In June, deputy General Prosecutor Erkin Yuldashev told reporters that claims that Yusupov was being tortured were groundless.

“We carried out special prosecutorial checks, and according to the results, it was established that there were … no cases of psychological or physical pressure,” he said.

It was not clear from Yuldashev’s remarks what period those checks covered.

As for Sharipov, the lawyer, in echoes of Abdullayev’s account, he does not appear ever to have been present at any of the interrogations. Repeated attempts by Eurasianet to contact Sharipov for his account of events proved unsuccessful.

It was only toward the end of April that Yusupov, who has had no direct communication with his closest relatives even to this day, was able to convey his desire to have Pashkovskiy represent him after all. Interrogations ended shortly after that.

The nature of the charges means that the trial is taking place under a cloak of secrecy. Yusupov’s wife and children cannot attend hearings. Pashkovskiy is not authorized to speak about the proceedings. The list of witnesses consists of around 10 or so names. Only investigators, the lawyers and the officers of the court know what it is precisely that Yusupov is accused of doing.

It is hard to even speculate how Yusupov fell afoul of the treason charges.

He is not known to have held any government position for the past decade.
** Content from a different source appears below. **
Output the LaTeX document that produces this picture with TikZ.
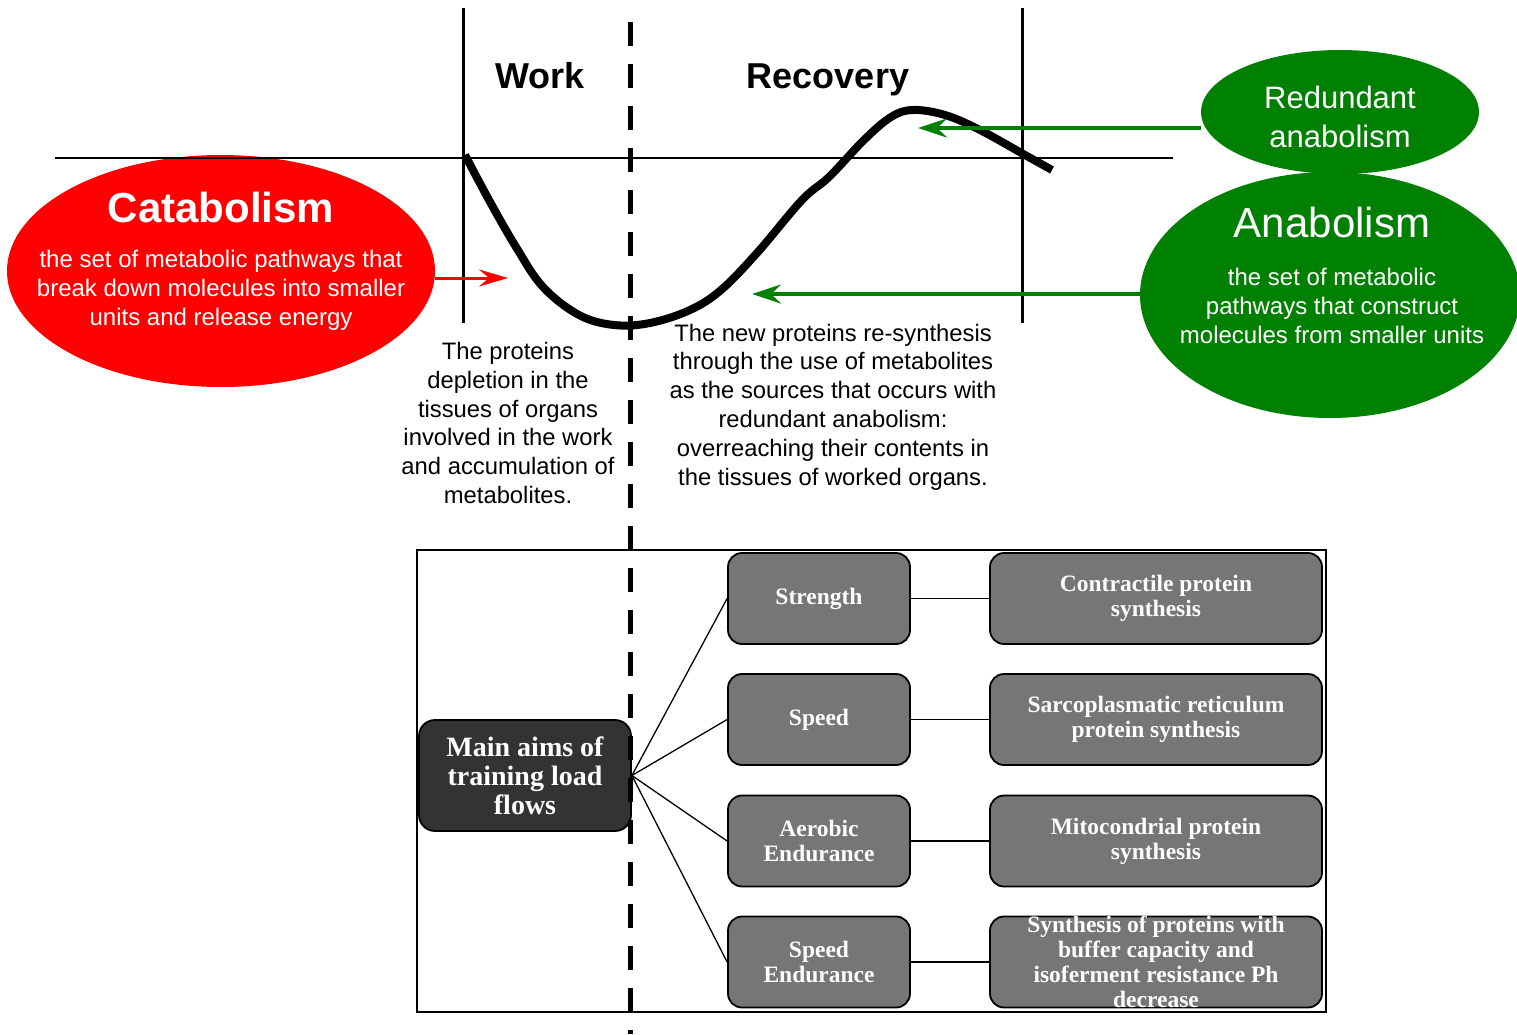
\documentclass[tikz,border=0pt]{standalone}
\usepackage{fontspec}
\setmainfont{Liberation Serif}
\newfontfamily\arial{Liberation Sans}
\usetikzlibrary{shapes.geometric,arrows.meta}
\definecolor{dgreen}{RGB}{0,128,0}
\definecolor{boxgray}{RGB}{118,118,118}
\definecolor{darkbox}{RGB}{51,51,51}
\begin{document}
\begin{tikzpicture}[x=1pt,y=-1pt,
  aimbox/.style={draw=black, line width=1.8pt, rounded corners=14pt, fill=boxgray,
    text=white, font=\bfseries\fontsize{23.5}{25}\selectfont, align=center, inner sep=0pt,
    minimum width=182pt, minimum height=91pt},
  resbox/.style={aimbox, minimum width=332pt},
  lbl/.style={text=white, font=\bfseries\fontsize{23.5}{25}\selectfont, align=center, inner sep=0pt},
  mainbox/.style={draw=black, line width=1.8pt, rounded corners=16pt, fill=darkbox,
    text=white, font=\bfseries\fontsize{28}{29}\selectfont, align=center, inner sep=0pt,
    minimum width=212pt, minimum height=111pt},
  blob/.style={ellipse, inner sep=0pt},
  wtxt/.style={text=white, align=center, inner sep=0pt},
  btxt/.style={text=black, align=center, inner sep=0pt, font=\arial\fontsize{23.8}{28.8}\selectfont},
  conn/.style={line width=1.3pt},
  garrow/.style={draw=dgreen, line width=4pt, -{Stealth[length=29pt,width=19pt,inset=10pt]}},
  rarrow/.style={draw=red, line width=3pt, -{Stealth[length=29pt,width=17pt,inset=10pt]}}
]
\useasboundingbox (0,0) rectangle (1517,1034);

% ellipses
\node[blob, fill=red, minimum width=428pt, minimum height=232pt] (cat) at (221,271) {};
\node[blob, fill=dgreen, minimum width=278pt, minimum height=124pt] (red) at (1340,112) {};
\node[blob, fill=dgreen, minimum width=380pt, minimum height=246pt] (ana) at (1330,295) {};

\node[wtxt, font=\arial\bfseries\fontsize{42}{48}\selectfont] (catt) at (221,207) {Catabolism};
\node[wtxt, font=\arial\fontsize{24}{28.8}\selectfont] (catd) at (221,290) {the set of metabolic pathways that\\break down molecules into smaller\\units and release energy};
\node[wtxt, font=\arial\fontsize{31}{39}\selectfont] (redt) at (1340,117) {Redundant\\anabolism};
\node[wtxt, font=\arial\fontsize{42}{48}\selectfont] (anat) at (1332,222) {Anabolism};
\node[wtxt, font=\arial\fontsize{24}{28.8}\selectfont] (anad) at (1332,306) {the set of metabolic\\pathways that construct\\molecules from smaller units};

% axes
\coordinate (hl) at (55,158);
\coordinate (hr) at (1173,158);
\draw[line width=1.7pt] (hl) -- (hr);
\coordinate (v1t) at (463,8);
\coordinate (v1b) at (463,323);
\coordinate (v2t) at (1022,8);
\coordinate (v2b) at (1022,323);
\draw[line width=3pt] (v1t) -- (v1b);
\draw[line width=3pt] (v2t) -- (v2b);

\node[inner sep=0pt, anchor=base, font=\arial\bfseries\fontsize{36}{40}\selectfont] (work) at (540,88) {Work};
\node[inner sep=0pt, anchor=base, font=\arial\bfseries\fontsize{36}{40}\selectfont] (rec) at (828,88) {Recovery};

% curve
\draw[line width=8pt, line join=round] plot[smooth, tension=0.6] coordinates {
 (465,155) (489,200) (516,247) (543,287) (579,315) (614,325) (650,323) (690,310)
 (721,290) (757,253) (802,200) (829,177) (864,140) (891,117) (913,110) (945,115)
 (980,130) (1025,155) (1052,170)};

% arrows
\coordinate (rtip) at (508,278);
\coordinate (g1tip) at (918,128);
\coordinate (g2tip) at (752,294);
\draw[rarrow] (cat.east |- rtip) -- (rtip);
\draw[garrow] (red.west |- g1tip) -- (g1tip);
\draw[garrow] (ana.west |- g2tip) -- (g2tip);

% descriptive texts
\node[btxt] (ltxt) at (508,423) {The proteins\\depletion in the\\tissues of organs\\involved in the work\\and accumulation of\\metabolites.};
\node[btxt] (rtxt) at (833,407) {The new proteins re-synthesis\\through the use of metabolites\\as the sources that occurs with\\redundant anabolism:\\overreaching their contents in\\the tissues of worked organs.};

% lower frame
\coordinate (fa) at (417,550);
\coordinate (fb) at (1326,1012);
\draw[line width=1.5pt] (fa) rectangle (fb);

\node[mainbox] (main) at (525,775.5) {Main aims of\\training load\\flows};

\node[aimbox] (a1) at (819,598.5) {Strength};
\node[aimbox] (a2) at (819,719.5) {Speed};
\node[aimbox] (a3) at (819,841) {Aerobic\\Endurance};
\node[aimbox] (a4) at (819,962) {Speed\\Endurance};

\node[resbox] (r1) at (1156,598.5) {Contractile protein\\synthesis};
\node[resbox] (r2) at (1156,719.5) {Sarcoplasmatic reticulum\\protein synthesis};
\node[resbox] (r3) at (1156,841) {Mitocondrial protein\\synthesis};
\node[resbox, label={[lbl]center:{Synthesis of proteins with\\buffer capacity and\\isoferment resistance Ph\\decrease}}] (r4) at (1156,962) {};

\foreach \i in {1,2,3,4} {
  \draw[conn] (main.east) -- (a\i.west);
  \draw[conn] (a\i.east) -- (r\i.west);
}

% dashed divider
\coordinate (dt) at (630,22);
\coordinate (db) at (630,1034);
\draw[line width=5pt, dash pattern=on 24pt off 18pt] (dt) -- (db);
\end{tikzpicture}
\end{document}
His alleged espionage activities are said by investigators to have begun in 2015. As an Arabist who joined the diplomatic corps in Soviet times, in the 1970s, Yusupov perhaps inevitably drew the attention of the KGB, but he has told his sons in the past that he rebuffed efforts at recruitment.

In the early 1990s, he pursued further studies in Moscow and then went on to assume prestigious postings in Europe, including a stint as deputy ambassador at Uzbekistan’s mission to the United Kingdom.

His public activities since retirement have, according to his family, focused on nongovernmental work geared toward easing and promoting investment in Uzbekistan.

This last detail is ironic in view of how concertedly Tashkent is now trying to attract foreign capital through its pledges to overhaul its justice system and other areas of governance.

Yusupov’s prior diplomatic career has earned his ordeal some degree of international attention.

Greg Hands, a member of parliament in the United Kingdom, has told The Telegraph newspaper that the “British government [is] continuing to monitor this case closely.” The British Foreign Office said it could not comment on the case, however.

British lawmakers met with Uzbekistan’s Foreign Minister Abdulaziz Kamilov in London on July 9. It is not known if the Yusupov case was raised during Kamilov's talks with British officials, although it is understood that Hands did ask the Foreign Office to raise the matter.

While officials like Kamilov, who is in the UK this week to attend an event called the Global Conference for Media Freedom, are working hard to rouse optimism about Uzbekistan among foreigners, this saga is only likely to generate pessimism back home.

Temur Yusupov said what has happened to his father has shaken his faith in the possibility of justice. He has no hope that his father will be cleared. The very most that can be expected is that the court will allow Yusupov to serve his sentence, which could be as long as 20 years, under conditions of home confinement, Temur said.

“After this whole process, I have literally zero belief in the independence of the Uzbek judicial system,” he said.

Peter Leonard is Eurasianet’s Central Asia editor.